L’opposition dénonce surtout des falsifications possibles dans le cadre du système de vote à domicile. Comme il s’agit pour la plupart des cas de personnes âgées, malades ou handicapées, votant en l'absence de mesures de contrôle prévues pour les bureaux de vote, l’opposition estime qu’il était facile pour le pouvoir de les influencer. Or, selon les chiffres officiels, 104 000 Moscovites ont voté à domicile.

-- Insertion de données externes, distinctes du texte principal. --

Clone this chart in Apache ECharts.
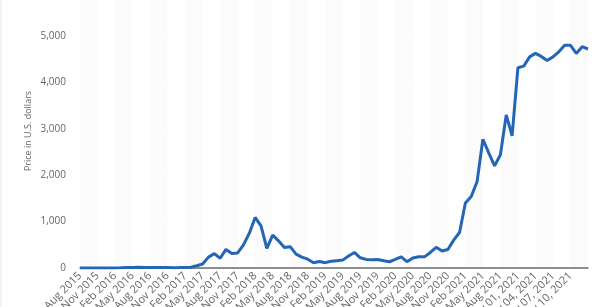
<!DOCTYPE html>
<html>
<head>
<meta charset="utf-8">
<script src="https://cdn.jsdelivr.net/npm/echarts@6/dist/echarts.min.js"></script>
<style>
  html, body { margin: 0; padding: 0; background: #fff; }
  #chart { width: 600px; height: 307px; }
</style>
</head>
<body>
<div id="chart"></div>
<script>
// x categories: monthly to Oct 2021, then daily in November 2021
const months = [
  'Aug 2015', 'Sep 2015', 'Oct 2015', 'Nov 2015', 'Dec 2015',
  'Jan 2016', 'Feb 2016', 'Mar 2016', 'Apr 2016', 'May 2016', 'Jun 2016', 'Jul 2016', 'Aug 2016', 'Sep 2016', 'Oct 2016', 'Nov 2016', 'Dec 2016',
  'Jan 2017', 'Feb 2017', 'Mar 2017', 'Apr 2017', 'May 2017', 'Jun 2017', 'Jul 2017', 'Aug 2017', 'Sep 2017', 'Oct 2017', 'Nov 2017', 'Dec 2017',
  'Jan 2018', 'Feb 2018', 'Mar 2018', 'Apr 2018', 'May 2018', 'Jun 2018', 'Jul 2018', 'Aug 2018', 'Sep 2018', 'Oct 2018', 'Nov 2018', 'Dec 2018',
  'Jan 2019', 'Feb 2019', 'Mar 2019', 'Apr 2019', 'May 2019', 'Jun 2019', 'Jul 2019', 'Aug 2019', 'Sep 2019', 'Oct 2019', 'Nov 2019', 'Dec 2019',
  'Jan 2020', 'Feb 2020', 'Mar 2020', 'Apr 2020', 'May 2020', 'Jun 2020', 'Jul 2020', 'Aug 2020', 'Sep 2020', 'Oct 2020', 'Nov 2020', 'Dec 2020',
  'Jan 2021', 'Feb 2021', 'Mar 2021', 'Apr 2021', 'May 2021', 'Jun 2021', 'Jul 2021', 'Aug 2021', 'Sep 2021', 'Oct 2021'
]
const days = [
  'Nov 01, 2021', 'Nov 02, 2021', 'Nov 03, 2021', 'Nov 04, 2021', 'Nov 05, 2021', 'Nov 06, 2021', 'Nov 07, 2021',
  'Nov 08, 2021', 'Nov 09, 2021', 'Nov 10, 2021', 'Nov 11, 2021', 'Nov 12, 2021', 'Nov 13, 2021'
]
const categories = months.concat(days)

// price in U.S. dollars
const monthlyPrice = [
  1.2, 1.3, 0.7, 1.0, 0.9,
  0.95, 2.3, 5.9, 11.4, 8.8, 14, 12.5, 12, 12.2, 13, 11, 8,
  8.2, 10.7, 17, 50, 85, 235, 310, 210, 400, 315, 325, 500,
  750, 1090, 910, 425, 710, 585, 440, 460, 300, 235, 190, 115,
  138, 115, 145, 158, 170, 260, 335, 220, 185, 180, 185, 155,
  135, 185, 240, 136, 215, 243, 240, 335, 445, 365, 400, 600,
  765, 1400, 1540, 1860, 2775, 2480, 2200, 2440, 3300, 2850
]
const dailyPrice = [4317, 4350, 4550, 4625, 4560, 4470, 4550, 4660, 4800, 4800, 4625, 4770, 4720]
const prices = monthlyPrice.concat(dailyPrice)

const yTicks = [0, 1000, 2000, 3000, 4000, 5000]
const yName = 'Price in U.S. dollars'

const chart = echarts.init(document.getElementById('chart'), null, { renderer: 'canvas' })

const font = '"Open Sans", "Noto Sans", sans-serif'
const lastLabel = categories.indexOf('Nov 10, 2021')
const bands = ['#fbfbfb', '#ffffff']

chart.setOption({
  animation: false,
  backgroundColor: '#fff',
  grid: [
    { left: 80, right: 12, top: 36, bottom: 39, outerBoundsMode: 'none' },
    // strip above the plot so the column shading reaches the top edge
    { left: 80, right: 12, top: 0, height: 36, outerBoundsMode: 'none' }
  ],
  xAxis: [
    {
      type: 'category',
      data: categories,
      boundaryGap: false,
      axisLine: { lineStyle: { color: '#6e6e6e', width: 1.5 } },
      axisTick: { show: false },
      axisLabel: {
        rotate: 45,
        margin: 6,
        fontSize: 11,
        color: '#666',
        fontFamily: font,
        interval: (i) => i % 3 === 0 && i <= lastLabel
      },
      splitLine: { show: false },
      splitArea: { show: true, interval: 2, areaStyle: { color: bands } }
    },
    {
      type: 'category',
      gridIndex: 1,
      data: categories,
      boundaryGap: false,
      axisLine: { show: false },
      axisTick: { show: false },
      axisLabel: { show: false },
      splitArea: { show: true, interval: 2, areaStyle: { color: bands } }
    }
  ],
  yAxis: [
    {
      type: 'value',
      min: yTicks[0],
      max: yTicks[yTicks.length - 1],
      interval: 1000,
      axisLine: { show: false },
      axisTick: { show: false },
      axisLabel: {
        margin: 14,
        fontSize: 10,
        color: '#666',
        fontFamily: font,
        formatter: (v) => v.toLocaleString('en-US')
      },
      splitLine: { lineStyle: { color: '#e4e4e4', width: 1 } }
    },
    { type: 'value', gridIndex: 1, show: false }
  ],
  graphic: [
    {
      type: 'text',
      x: 28,
      y: 131,
      rotation: Math.PI / 2,
      style: {
        text: yName,
        fill: '#666',
        fontSize: 9,
        fontFamily: font,
        align: 'center',
        verticalAlign: 'middle'
      }
    },
    {
      type: 'line',
      shape: { x1: 1, y1: 0, x2: 1, y2: 307 },
      style: { stroke: '#e8e8e8', lineWidth: 1 }
    }
  ],
  series: [
    {
      type: 'line',
      data: prices,
      showSymbol: false,
      smooth: false,
      lineStyle: { color: '#2466b5', width: 3 },
      itemStyle: { color: '#2466b5' }
    }
  ]
})
</script>
</body>
</html>
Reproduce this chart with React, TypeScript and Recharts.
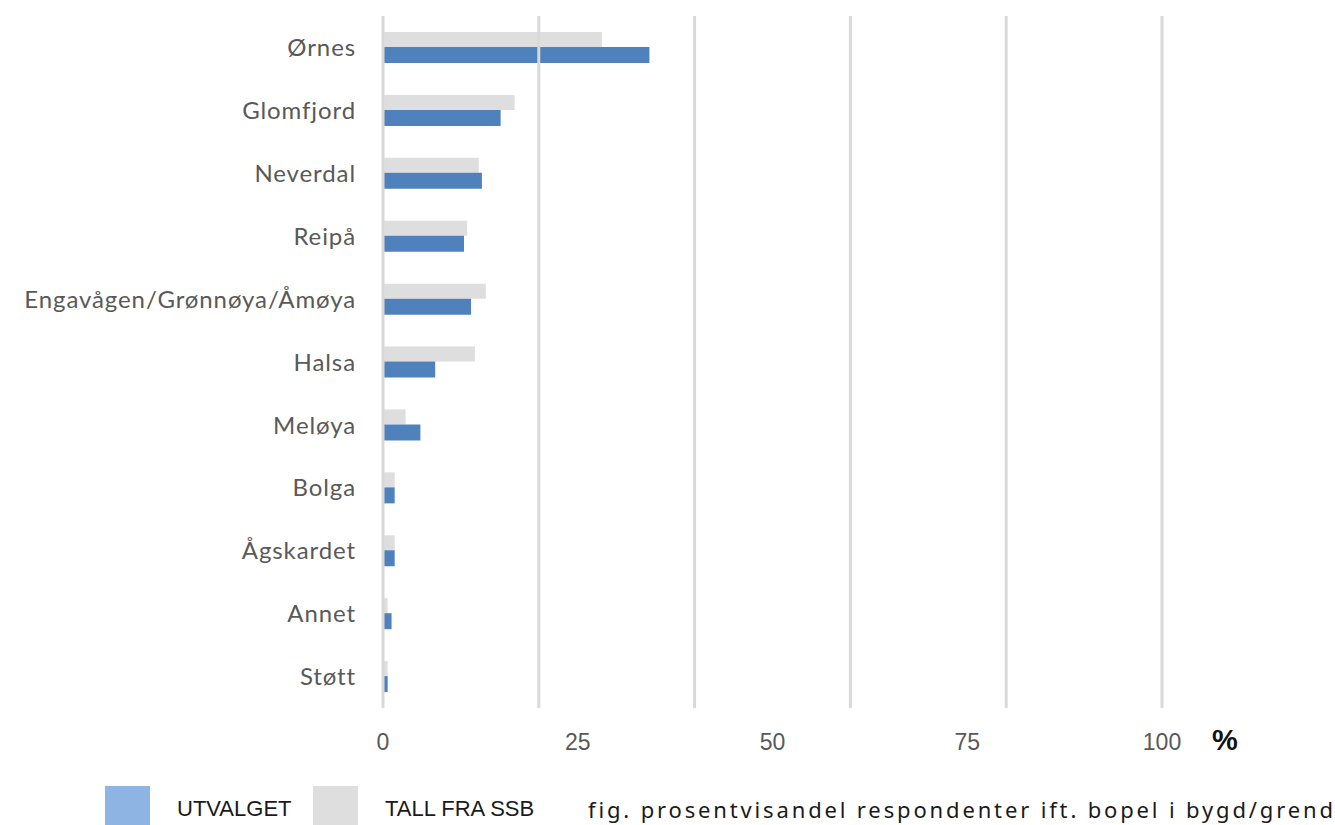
import { BarChart, Bar, XAxis, YAxis, ReferenceLine } from 'recharts';

const places = [
  'Ørnes',
  'Glomfjord',
  'Neverdal',
  'Reipå',
  'Engavågen/Grønnøya/Åmøya',
  'Halsa',
  'Meløya',
  'Bolga',
  'Ågskardet',
  'Annet',
  'Støtt',
];
const utvalget = [34.2, 15.1, 12.7, 10.4, 11.3, 6.7, 4.8, 1.5, 1.5, 1.1, 0.6];
const ssb = [28.1, 16.9, 12.3, 10.8, 13.2, 11.8, 2.9, 1.5, 1.5, 0.6, 0.6];
const xTicks = [0, 25, 50, 75, 100];
const gridLines = [0, 20, 40, 60, 80, 100];

const data = places.map((name, i) => ({ name, utvalget: utvalget[i], ssb: ssb[i] }));

const CategoryTick = (props: any) => {
  const { x, y, payload } = props;
  return (
    <text
      x={x + 1}
      y={y}
      dy="0.36em"
      textAnchor="end"
      fill="#595959"
      fontFamily="Lato, 'Open Sans', sans-serif"
      fontSize={24}
      letterSpacing={0.9}
    >
      {payload.value}
    </text>
  );
};

const ValueTick = (props: any) => {
  const { x, y, payload } = props;
  return (
    <text
      x={x}
      y={y}
      dy={42}
      textAnchor="middle"
      fill="#595959"
      fontFamily="'Liberation Sans', Arial, sans-serif"
      fontSize={23}
    >
      {payload.value}
    </text>
  );
};

export default function App() {
  return (
    <div style={{ position: 'absolute', left: 0, top: 0, width: 1335, height: 825, background: '#fff', overflow: 'hidden' }}>
      <BarChart
        width={1335}
        height={760}
        data={data}
        layout="vertical"
        margin={{ top: 16, right: 173, left: 0, bottom: 0 }}
        barGap={0}
      >
        <XAxis
          type="number"
          domain={[0, 100]}
          ticks={xTicks}
          axisLine={false}
          tickLine={false}
          tickSize={0}
          tickMargin={0}
          height={52}
          tick={<ValueTick />}
        />
        <YAxis
          type="category"
          dataKey="name"
          width={383}
          axisLine={false}
          tickLine={false}
          tickSize={0}
          tickMargin={28}
          interval={0}
          tick={<CategoryTick />}
        />
        {gridLines.map((g) => (
          <ReferenceLine key={g} x={g} stroke="#d9d9d9" strokeWidth={3} />
        ))}
        <Bar dataKey="ssb" fill="#dedede" barSize={15} isAnimationActive={false} />
        <Bar dataKey="utvalget" fill="#4f81bd" barSize={16} isAnimationActive={false} />
      </BarChart>
      <div style={{ position: 'absolute', left: 1212, top: 724, fontFamily: "'Liberation Sans', Arial, sans-serif", fontSize: 29, fontWeight: 600, color: '#111' }}>
        %
      </div>
      <div style={{ position: 'absolute', left: 105, top: 786, width: 45, height: 39, background: '#8eb4e3' }} />
      <div style={{ position: 'absolute', left: 177, top: 795, fontFamily: "'Liberation Sans', Arial, sans-serif", fontSize: 22, color: '#1a1a1a', lineHeight: '28px' }}>
        UTVALGET
      </div>
      <div style={{ position: 'absolute', left: 313, top: 786, width: 45, height: 39, background: '#dedede' }} />
      <div style={{ position: 'absolute', left: 385, top: 795, fontFamily: "'Liberation Sans', Arial, sans-serif", fontSize: 22, color: '#1a1a1a', lineHeight: '28px' }}>
        TALL FRA SSB
      </div>
      <div style={{ position: 'absolute', left: 588, top: 795, fontFamily: "'Noto Sans', sans-serif", fontSize: 22, letterSpacing: 2.85, color: '#1a1a1a', lineHeight: '28px', whiteSpace: 'nowrap' }}>
        fig. prosentvisandel respondenter ift. bopel i bygd/grend
      </div>
    </div>
  );
}
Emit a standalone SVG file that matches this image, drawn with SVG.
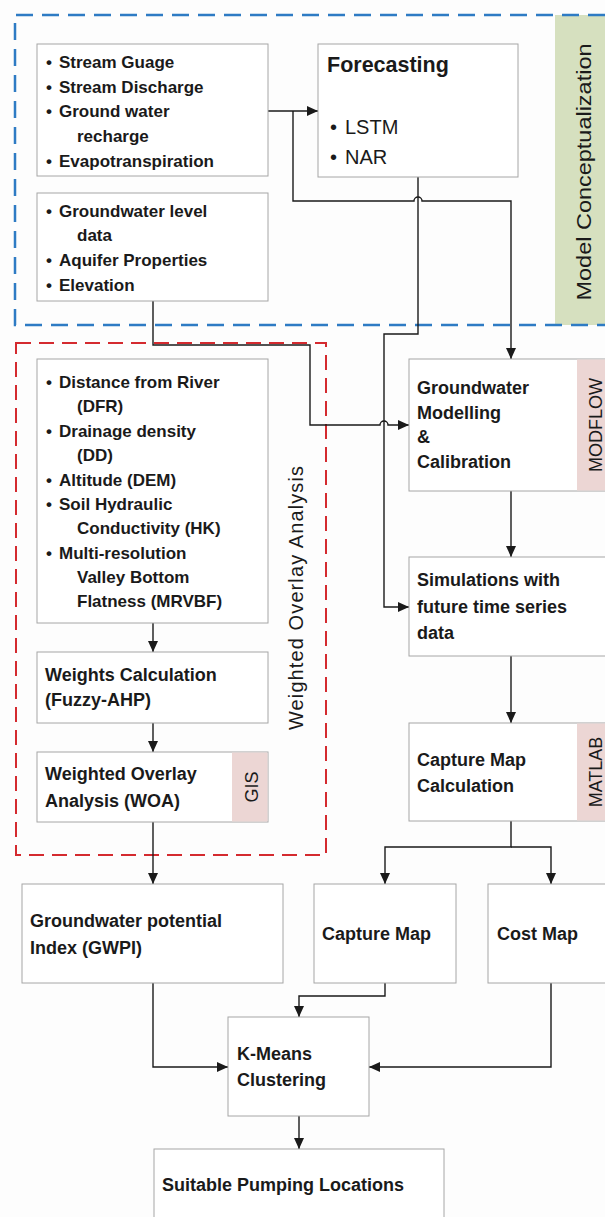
<svg xmlns="http://www.w3.org/2000/svg" width="605" height="1217" viewBox="0 0 605 1217">
<style>
.box{fill:#fff;stroke:#a6a6a6;stroke-width:1}
.t{font-family:"Liberation Sans",Arial,sans-serif;font-weight:bold;font-size:17px;fill:#1a1a1a}
.h{font-size:18px}
.r{font-family:"Liberation Sans",Arial,sans-serif;font-weight:normal;fill:#1a1a1a}
.tag{font-family:"Liberation Sans",Arial,sans-serif;font-size:18px;fill:#1a1a1a}
.conn{fill:none;stroke:#1a1a1a;stroke-width:1.4}
.arr{marker-end:url(#ah)}
</style>
<defs>
<marker id="ah" markerUnits="userSpaceOnUse" markerWidth="11" markerHeight="10" refX="11" refY="5" orient="auto" viewBox="0 0 11 10">
<path d="M0,0 L11,5 L0,10 z" fill="#1a1a1a"/>
</marker>
</defs>
<rect width="605" height="1217" fill="#fdfdfd"/>

<g id="model-conceptualization">
<rect x="555" y="15" width="50" height="310" fill="#d6e0bf"/>
<path d="M605,15 H15 V325 H605" fill="none" stroke="#2e7bc4" stroke-width="2.5" stroke-dasharray="17 9"/>
<text class="tag" style="font-size:21px" transform="translate(591,172) rotate(-90)" text-anchor="middle" textLength="257" lengthAdjust="spacingAndGlyphs">Model Conceptualization</text>
</g>

<g id="weighted-overlay-group">
<rect x="16" y="343" width="310" height="512" fill="none" stroke="#d42a2f" stroke-width="2" stroke-dasharray="15 8"/>
<text class="tag" style="font-size:20px" transform="translate(303,598) rotate(-90)" text-anchor="middle" textLength="264" lengthAdjust="spacing">Weighted Overlay Analysis</text>
</g>

<g id="connectors">
<path class="conn arr" d="M268,111 H318"/>
<path class="conn arr" d="M293,111 V201 H414 A4,4 0 0 1 422,201 H511 V359"/>
<path class="conn arr" d="M418,177 V334 H384 V607 H409"/>
<path class="conn arr" d="M153,301 V345 H310 V425 H380 A4,4 0 0 1 388,425 H409"/>
<path class="conn arr" d="M153,623 V652"/>
<path class="conn arr" d="M153,723 V752"/>
<path class="conn arr" d="M153,822 V884"/>
<path class="conn arr" d="M511,491 V557"/>
<path class="conn arr" d="M511,656 V723"/>
<path class="conn arr" d="M511,821 V847 H385 V884"/>
<path class="conn arr" d="M511,847 H551 V884"/>
<path class="conn arr" d="M153,983 V1067 H228"/>
<path class="conn arr" d="M385,983 V996 H299 V1017"/>
<path class="conn arr" d="M551,983 V1067 H369"/>
<path class="conn arr" d="M299,1116 V1149"/>
</g>

<g id="stream-data">
<rect class="box" x="37" y="44" width="231" height="132"/>
<text class="t"><tspan x="46" y="68">•</tspan><tspan x="59" y="68">Stream Guage</tspan><tspan x="46" y="93">•</tspan><tspan x="59" y="93">Stream Discharge</tspan><tspan x="46" y="117">•</tspan><tspan x="59" y="117">Ground water</tspan><tspan x="77" y="142">recharge</tspan><tspan x="46" y="167">•</tspan><tspan x="59" y="167">Evapotranspiration</tspan></text>
</g>

<g id="groundwater-data">
<rect class="box" x="37" y="193" width="231" height="108"/>
<text class="t"><tspan x="46" y="217">•</tspan><tspan x="59" y="217">Groundwater level</tspan><tspan x="77" y="241">data</tspan><tspan x="46" y="266">•</tspan><tspan x="59" y="266">Aquifer Properties</tspan><tspan x="46" y="291">•</tspan><tspan x="59" y="291">Elevation</tspan></text>
</g>

<g id="forecasting">
<rect class="box" x="318" y="44" width="200" height="133"/>
<text class="t" x="327" y="72" style="font-size:21.5px">Forecasting</text>
<text class="r" style="font-size:20px"><tspan x="330" y="134">•</tspan><tspan x="345" y="134">LSTM</tspan><tspan x="330" y="164">•</tspan><tspan x="345" y="164">NAR</tspan></text>
</g>

<g id="factors">
<rect class="box" x="37" y="359" width="231" height="264"/>
<text class="t"><tspan x="46" y="388">•</tspan><tspan x="59" y="388">Distance from River</tspan><tspan x="77" y="412">(DFR)</tspan><tspan x="46" y="437">•</tspan><tspan x="59" y="437">Drainage density</tspan><tspan x="77" y="461">(DD)</tspan><tspan x="46" y="486">•</tspan><tspan x="59" y="486">Altitude (DEM)</tspan><tspan x="46" y="510">•</tspan><tspan x="59" y="510">Soil Hydraulic</tspan><tspan x="77" y="534">Conductivity (HK)</tspan><tspan x="46" y="559">•</tspan><tspan x="59" y="559">Multi-resolution</tspan><tspan x="77" y="583">Valley Bottom</tspan><tspan x="77" y="607">Flatness (MRVBF)</tspan></text>
</g>

<g id="weights-calculation">
<rect class="box" x="37" y="652" width="231" height="71"/>
<text class="t h"><tspan x="45" y="681">Weights Calculation</tspan><tspan x="45" y="706">(Fuzzy-AHP)</tspan></text>
</g>

<g id="woa">
<rect class="box" x="37" y="752" width="231" height="70"/>
<rect x="232" y="752.5" width="35.5" height="69" fill="#ecd6d4"/>
<text class="t h"><tspan x="45" y="780">Weighted Overlay</tspan><tspan x="45" y="807">Analysis (WOA)</tspan></text>
<text class="tag" transform="translate(258,787) rotate(-90)" text-anchor="middle">GIS</text>
</g>

<g id="groundwater-modelling">
<rect class="box" x="409" y="359" width="197" height="132"/>
<rect x="577" y="359.5" width="28" height="131" fill="#ecd6d4"/>
<text class="t h"><tspan x="417" y="394">Groundwater</tspan><tspan x="417" y="419">Modelling</tspan><tspan x="417" y="443">&amp;</tspan><tspan x="417" y="468">Calibration</tspan></text>
<text class="tag" transform="translate(602,425) rotate(-90)" text-anchor="middle">MODFLOW</text>
</g>

<g id="simulations">
<rect class="box" x="409" y="557" width="197" height="99"/>
<text class="t h"><tspan x="417" y="586">Simulations with</tspan><tspan x="417" y="613">future time series</tspan><tspan x="417" y="639">data</tspan></text>
</g>

<g id="capture-map-calculation">
<rect class="box" x="409" y="723" width="197" height="98"/>
<rect x="577" y="723.5" width="28" height="97" fill="#ecd6d4"/>
<text class="t h"><tspan x="417" y="766">Capture Map</tspan><tspan x="417" y="792">Calculation</tspan></text>
<text class="tag" transform="translate(602,772) rotate(-90)" text-anchor="middle">MATLAB</text>
</g>

<g id="gwpi">
<rect class="box" x="22" y="884" width="261" height="99"/>
<text class="t h"><tspan x="30" y="927">Groundwater potential</tspan><tspan x="30" y="954">Index (GWPI)</tspan></text>
</g>

<g id="capture-map">
<rect class="box" x="314" y="884" width="142" height="99"/>
<text class="t h" x="322" y="940">Capture Map</text>
</g>

<g id="cost-map">
<rect class="box" x="488" y="884" width="120" height="99"/>
<text class="t h" x="497" y="940">Cost Map</text>
</g>

<g id="k-means">
<rect class="box" x="228" y="1017" width="141" height="99"/>
<text class="t h"><tspan x="237" y="1060">K-Means</tspan><tspan x="237" y="1086">Clustering</tspan></text>
</g>

<g id="suitable-locations">
<rect class="box" x="154" y="1149" width="290" height="80"/>
<text class="t h" x="162" y="1191">Suitable Pumping Locations</text>
</g>
</svg>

L’opposition a également de sérieux doutes sur le vote dans les casernes et dans certains bureaux de vote. Vu que le score du candidat du Kremlin ne dépasse les 50 % que d’un seul point, une accumulation de telles fraudes pourrait être à la base de sa victoire au premier tour. C’est pourquoi Alexeï Navalny a appelé à manifester, et surtout à l’organisation d’un second tour. Ceci dit, même s’il ne l’obtient pas, son résultat officiel est déjà un bel exploit. Aucun candidat de l’opposition avant lui n’a obtenu un score du rang d’un tiers des voix exprimées à Moscou.
Le début de vrais changements
On serait bien sûr tenté d’annoncer un début de changements sur la scène politique russe, mais il ne faut pas oublier que Vladimir Poutine a réussi à verrouiller et aseptiser la vie politique en Russie, à tel point que tout frémissement témoignant d’un soutien de la population à l’opposition suscite tout de suite des espoirs parfois disproportionnés.
Mais, cette fois, il ne s’agit apparemment pas d’un simple frémissement. Si, malgré toutes les intimidations et manipulations de l’appareil du pouvoir poutinien, environ un tiers de l’électorat russe dans plusieurs grandes villes, dont la capitale, ose se prononcer pour l’opposition. Cela veut dire que les tentatives de Poutine d’éliminer l’opposition de la scène politique s’avèrent inefficaces. Ce qui devrait normalement appeler des changements dans la politique du Kremlin.
Il s’agit cependant d’un raisonnement froid et rationnel, alors que la vie politique russe ne se plie pas toujours aux règles pleinement rationnelles. Des facteurs comme la symbolique de l’Etat fort, comme la position centrale du chef de l’Etat, et comme les traditions de l’autoritarisme, voire du culte de la personnalité, jouent un grand rôle dans la stratégie des gouvernants.
Quel avenir politique pour Navalny ?
Moscou mène une politique de répression et d’intimidation par rapport à l’opposition. Alexeï Navalny a, certes, obtenu un bon score à Moscou, mais il reste sous le coup d’une condamnation à cinq ans de prison. Malgré son succès électoral, son avenir politique semble donc pour le moins incertain.
La situation de Navalny paraît assez peu confortable, mais celle du clan Poutine l’est pour le moment encore moins. L’intention initiale du procès pour malversations contre Navalny était de toute évidence de bloquer sa participation aux municipales. Mais la ficelle était tellement grosse que la manœuvre a suscité de vrais remous dans l’opinion publique russe et une indignation à l’étranger. Le Kremlin a fait un pas en arrière et a décidé de laisser Navalny concourir, jugeant que celui-ci n’était de toute façon pas assez fort pour menacer réellement le candidat officiel.
En principe, l’équipe de Poutine n’a pas eu tort. Si rien ne change, Sergueï Sobianine sera reconnu gagnant au premier tour. Cependant, le score de Navalny est si élevé qu’il serait très risqué pour le pouvoir de se mettre à dos les Moscovites, qui ont déjà prouvé par le passé qu’ils étaient capables de descendre massivement dans la rue quand le Kremlin dépassait certaines limites. Or, mettre Navalny en prison pour cinq ans en se fondant sur des accusations manifestement fantaisistes, alors qu’un tiers de Moscovites vient de lui exprimer leur soutien serait certainement ressenti comme une grossière provocation, aux conséquences imprévisibles. C’est donc avec autant plus d’intérêt que tous les observateurs politiques attendent le jugement d’Alexeï Navalny en appel.